I don't understand someone elses price argument against the smartphones ... well you use it anyways and bought it with a data plan, right? navigation doesn't cost you a broken dime over that monthly bill which you pay regardless.

I do not have a smart phone or a data plan (or a cell phone). So, by doing the math, it would be way more expensive for me to purchase a smart phone, data plan, than to keep using the c340 I bought 5+ years ago that has no monthly fee.

It costs nothing for me to update, could only guess how expensive it would be to pay for the monthly data plan.

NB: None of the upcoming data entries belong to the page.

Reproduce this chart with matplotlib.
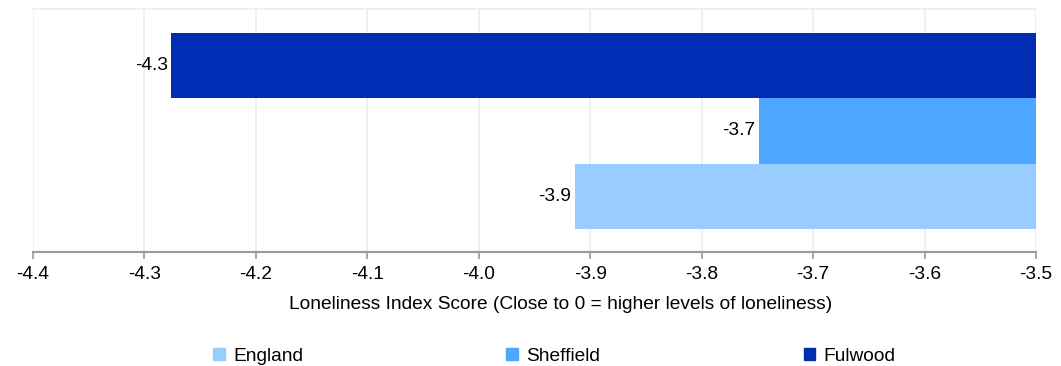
import matplotlib.pyplot as plt
from matplotlib.patches import Patch

plt.rcParams['font.family'] = ['Liberation Sans', 'DejaVu Sans']

# data (bottom to top)
areas = ['England', 'Sheffield', 'Fulwood']
scores = [-3.914, -3.749, -4.276]
colors = ['#99ccff', '#4da6ff', '#002db3']
base = -3.5
ticks = [-4.4, -4.3, -4.2, -4.1, -4.0, -3.9, -3.8, -3.7, -3.6, -3.5]

fs = 13.8

fig = plt.figure(figsize=(10.61, 3.66), dpi=100)
ax = fig.add_axes([0.0311, 0.3115, 0.9454, 0.6639])

ypos = range(len(areas))
ax.barh(ypos, [s - base for s in scores], left=base, height=1.0, color=colors, zorder=2)
for y, s in zip(ypos, scores):
    ax.text(s - 0.003, y, f'{s:.1f}', ha='right', va='center', fontsize=fs, color='#000000', zorder=3)

ax.set_xlim(-4.4, -3.5)
ax.set_ylim(-0.852, 2.867)
ax.set_xticks(ticks)
ax.set_xticklabels([f'{t:.1f}' for t in ticks], fontsize=fs)
ax.set_yticks([])
ax.grid(axis='x', color='#eeeeee', linewidth=1.2, zorder=0)

for side in ['left', 'right']:
    ax.spines[side].set_visible(False)
ax.spines['top'].set_color('#eeeeee')
ax.spines['top'].set_linewidth(1.2)
ax.spines['bottom'].set_color('#999999')
ax.spines['bottom'].set_linewidth(1.5)
ax.tick_params(axis='x', direction='out', length=5, width=1.2, color='#999999', pad=5)

ax.set_xlabel('Loneliness Index Score (Close to 0 = higher levels of loneliness)', fontsize=fs)
ax.xaxis.set_label_coords(0.526, -0.18)

handles = [Patch(color=c) for c in colors]
fig.legend(handles, areas, loc='center', bbox_to_anchor=(0.5226, 0.026), ncol=3, frameon=False,
           fontsize=fs, handlelength=0.6, handleheight=0.6, handletextpad=0.45, columnspacing=10.6)

fig.savefig('out.png', dpi=100)
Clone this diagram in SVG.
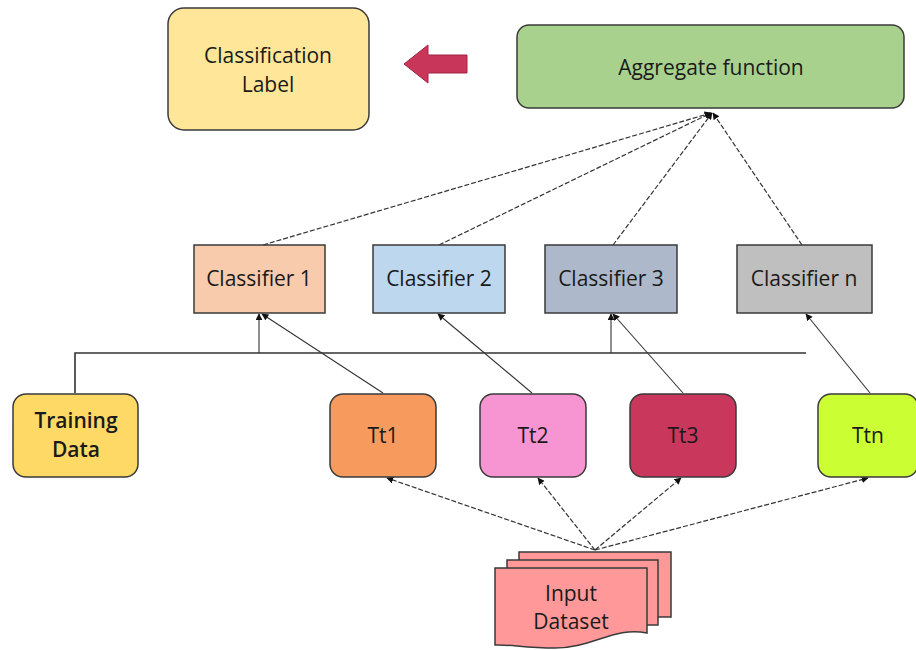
<svg xmlns="http://www.w3.org/2000/svg" width="916" height="650" viewBox="0 0 916 650">
<defs>
<marker id="ah" viewBox="0 0 10 10" refX="9" refY="5" markerWidth="7" markerHeight="7" orient="auto" markerUnits="userSpaceOnUse">
<path d="M0,0 L10,5 L0,10 Z" fill="#111"/>
</marker>
<style>
text{font-family:"Open Sans",Lato,"Liberation Sans",sans-serif;font-size:21px;fill:#1a1a1a;text-anchor:middle}
.box{stroke:#3a3a3a;stroke-width:1.5}
.dash{fill:none;stroke:#333;stroke-width:1.2;stroke-dasharray:5 2;marker-end:url(#ah)}
.sol{fill:none;stroke:#333;stroke-width:1.1;marker-end:url(#ah)}
.bus{fill:none;stroke:#333;stroke-width:1.6}
</style>
</defs>
<rect width="916" height="650" fill="#fff"/>

<g id="connectors">
<line class="dash" x1="263" y1="245" x2="711" y2="113"/>
<line class="dash" x1="439" y1="245" x2="711" y2="113"/>
<line class="dash" x1="613" y1="245" x2="712" y2="113"/>
<line class="dash" x1="802" y1="245" x2="713" y2="113"/>
<line class="sol" x1="383" y1="393" x2="262" y2="314"/>
<line class="sol" x1="532" y1="393" x2="438" y2="314"/>
<line class="sol" x1="683" y1="393" x2="613" y2="314"/>
<line class="sol" x1="870" y1="393" x2="806" y2="314"/>
<path class="bus" d="M75,393 V353 H806"/>
<line class="sol" x1="259" y1="353" x2="259" y2="314"/>
<line class="sol" x1="611" y1="353" x2="611" y2="314"/>
<line class="dash" x1="595" y1="550" x2="387" y2="478"/>
<line class="dash" x1="595" y1="550" x2="538" y2="478"/>
<line class="dash" x1="595" y1="550" x2="681" y2="478"/>
<line class="dash" x1="595" y1="550" x2="868" y2="478"/>
</g>

<g id="classification-label">
<rect class="box" x="168" y="8" width="201" height="122" rx="16" fill="#FFE699"/>
<text x="268" y="63">Classification</text>
<text x="268" y="92">Label</text>
</g>

<g id="big-arrow">
<path d="M467,55 H428 V45 L404,64 L428,83 V73 H467 Z" fill="#C8375A" stroke="#9E2545" stroke-width="1"/>
</g>

<g id="aggregate">
<rect class="box" x="517" y="25" width="387" height="83" rx="12" fill="#A9D18E"/>
<text x="711" y="75">Aggregate function</text>
</g>

<g id="classifier1">
<rect class="box" x="194" y="245" width="131" height="68" fill="#F8CBAD"/>
<text x="259" y="286">Classifier 1</text>
</g>
<g id="classifier2">
<rect class="box" x="373" y="245" width="132" height="68" fill="#BDD7EE"/>
<text x="439" y="286">Classifier 2</text>
</g>
<g id="classifier3">
<rect class="box" x="545" y="245" width="132" height="68" fill="#ADB9CA"/>
<text x="611" y="286">Classifier 3</text>
</g>
<g id="classifiern">
<rect class="box" x="737" y="245" width="135" height="68" fill="#BFBFBF"/>
<text x="804" y="286">Classifier n</text>
</g>

<g id="training-data">
<rect class="box" x="13" y="394" width="125" height="83" rx="13" fill="#FFD966"/>
<text x="76" y="428" style="font-weight:600">Training</text>
<text x="76" y="457" style="font-weight:600">Data</text>
</g>
<g id="tt1">
<rect class="box" x="330" y="394" width="106" height="83" rx="13" fill="#F79A5E"/>
<text x="383" y="443">Tt1</text>
</g>
<g id="tt2">
<rect class="box" x="480" y="394" width="106" height="83" rx="13" fill="#F795D2"/>
<text x="533" y="443">Tt2</text>
</g>
<g id="tt3">
<rect class="box" x="630" y="394" width="106" height="83" rx="13" fill="#C9375D"/>
<text x="683" y="443">Tt3</text>
</g>
<g id="ttn">
<rect class="box" x="818" y="394" width="100" height="83" rx="13" fill="#CCFF33"/>
<text x="868" y="443">Ttn</text>
</g>

<g id="input-dataset">
<rect class="box" x="519" y="552" width="152" height="65" fill="#FF9999"/>
<rect class="box" x="507" y="560" width="151" height="65" fill="#FF9999"/>
<path class="box" d="M495,568 H647 V633 C615,626 592,648 555,648 C525,648 508,644 495,645 Z" fill="#FF9999"/>
<text x="571" y="601">Input</text>
<text x="571" y="629">Dataset</text>
</g>
</svg>
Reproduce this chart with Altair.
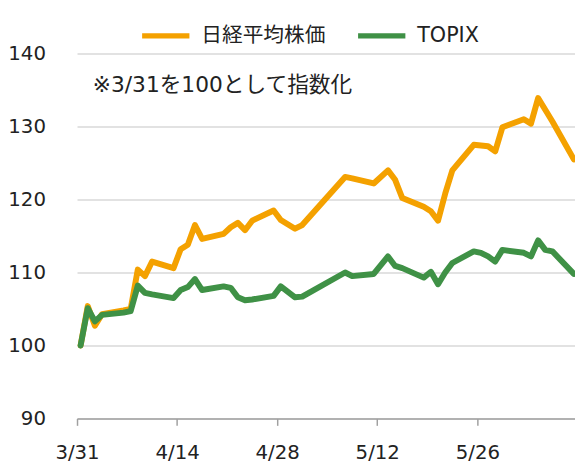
import altair as alt
import pandas as pd

FONT = "DejaVu Sans, Noto Sans CJK JP"

dates = [
    "2020-03-31", "2020-04-01", "2020-04-02", "2020-04-03", "2020-04-06",
    "2020-04-07", "2020-04-08", "2020-04-09", "2020-04-10", "2020-04-13",
    "2020-04-14", "2020-04-15", "2020-04-16", "2020-04-17", "2020-04-20",
    "2020-04-21", "2020-04-22", "2020-04-23", "2020-04-24", "2020-04-27",
    "2020-04-28", "2020-04-30", "2020-05-01", "2020-05-07", "2020-05-08",
    "2020-05-11", "2020-05-13", "2020-05-14", "2020-05-15", "2020-05-18",
    "2020-05-19", "2020-05-20", "2020-05-21", "2020-05-22", "2020-05-25",
    "2020-05-26", "2020-05-27", "2020-05-28", "2020-05-29", "2020-06-01",
    "2020-06-02", "2020-06-03", "2020-06-04", "2020-06-05", "2020-06-08",
]
nikkei = [
    100.0, 105.4, 102.7, 104.3, 104.8,
    105.0, 110.4, 109.5, 111.5, 110.6,
    113.2, 113.8, 116.5, 114.6, 115.3,
    116.2, 116.8, 115.8, 117.1, 118.5,
    117.2, 116.0, 116.5, 123.1, 122.9,
    122.2, 124.0, 122.7, 120.2, 119.0,
    118.4, 117.1, 120.8, 124.0, 127.5,
    127.4, 127.3, 126.6, 129.9, 131.0,
    130.4, 133.9, 132.3, 130.7, 125.5,
]
topix = [
    100.0, 105.1, 103.3, 104.2, 104.5,
    104.7, 108.2, 107.2, 107.0, 106.5,
    107.6, 108.0, 109.1, 107.6, 108.1,
    107.9, 106.6, 106.2, 106.3, 106.8,
    108.1, 106.6, 106.7, 110.0, 109.5,
    109.8, 112.2, 110.9, 110.6, 109.3,
    110.1, 108.4, 110.0, 111.3, 112.9,
    112.7, 112.2, 111.5, 113.1, 112.7,
    112.2, 114.4, 113.1, 112.9, 109.8,
]
series_names = ["日経平均株価", "TOPIX"]
colors = ["#F4A100", "#3F9146"]
x_tick_dates = [(3, 31), (4, 14), (4, 28), (5, 12), (5, 26)]
y_ticks = [90, 100, 110, 120, 130, 140]
note = "※3/31を100として指数化"

rows = []
for d, n, t in zip(dates, nikkei, topix):
    rows.append({"date": d, "series": series_names[0], "value": n})
    rows.append({"date": d, "series": series_names[1], "value": t})
df = pd.DataFrame(rows)

x_enc = alt.X(
    "date:T",
    timeUnit="utcyearmonthdate",
    bandPosition=0.5,
    title=None,
    scale=alt.Scale(domain=[
        alt.DateTime(year=2020, month=3, date=31, utc=True),
        alt.DateTime(year=2020, month=6, date=8, hours=15, minutes=50, utc=True),
    ]),
    axis=alt.Axis(
        values=[alt.DateTime(year=2020, month=m, date=d, utc=True) for m, d in x_tick_dates],
        labelExpr="utcFormat(datum.value, '%-m/%-d')",
        grid=False, domain=True, domainColor="#A0A0A0", domainWidth=1.5,
        ticks=True, tickSize=7, tickColor="#A0A0A0", tickWidth=1.5,
        labelFontSize=20, labelFont=FONT, labelColor="#222222", labelPadding=18,
        labelFlush=False,
    ),
)
y_enc = alt.Y(
    "value:Q",
    title=None,
    scale=alt.Scale(domain=[90, 140], nice=False, zero=False),
    axis=alt.Axis(
        values=y_ticks, domain=False, ticks=False, tickSize=0, labelPadding=32,
        grid=True, gridColor="#D9D9D9", gridWidth=1.5,
        labelFontSize=20, labelFont=FONT, labelColor="#222222",
    ),
)
color_enc = alt.Color(
    "series:N",
    scale=alt.Scale(domain=series_names, range=colors),
    legend=alt.Legend(
        title=None, orient="none", legendX=63, legendY=-45, direction="horizontal",
        symbolType="stroke", symbolStrokeWidth=5.5, symbolSize=2300,
        labelFontSize=21, labelFont=FONT, labelColor="#222222", labelOffset=9,
        columnPadding=22, padding=0,
    ),
)

base = alt.Chart(df)
line_n = base.transform_filter(alt.datum.series == series_names[0]).mark_line(
    strokeWidth=6, strokeJoin="round", strokeCap="round"
).encode(x=x_enc, y=y_enc, color=color_enc)
line_t = base.transform_filter(alt.datum.series == series_names[1]).mark_line(
    strokeWidth=6, strokeJoin="round", strokeCap="round"
).encode(x=x_enc, y=y_enc, color=color_enc)

text = alt.Chart(pd.DataFrame({"note": [note]})).mark_text(
    align="left", baseline="middle", fontSize=22, font=FONT, color="#222222"
).encode(x=alt.value(16), y=alt.value(32), text="note:N")

chart = alt.layer(line_n, line_t, text).properties(
    width=505, height=370,
    padding={"left": 70, "top": 43, "right": 0, "bottom": 46},
    autosize=alt.AutoSizeParams(type="none"),
).configure_view(stroke=None)

chart.save("out.html", embed_options={"renderer": "svg", "actions": False})
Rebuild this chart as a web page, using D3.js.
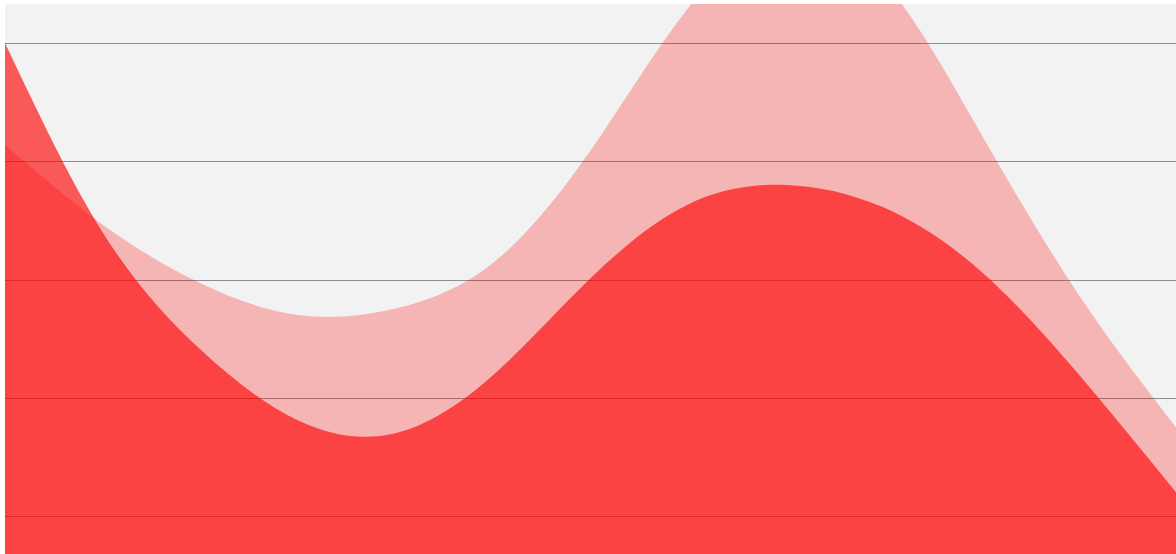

Most smart phone zealots here can't get this in their heads. They think everyone has a smartphone and can't think of people like us who don't need one and don't want one and don't want the extra expense of a data plan.
I have a cell phone, but I don't use it that much anymore, I'll probably cancel the account pretty soon. And no. I won't ever pay for a data plan.
My 1300LM has free map updates.

Guess I am just too old or just old school. I use to have a smartphone and tried to keep up with everything. As I got older, my eyes couldn't read the smartphone. Eventually, I just went back to a phone for calling and receiving phone calls, use my Garmin GPS for navigating but still carry maps because it shows the whole picture. I don't want to be charged with a data plan. This works great for me. Not all of us keep up with technology. Oh, I do however have an ipad that has a nice 10" screen that runs all the apps that the smartphones have.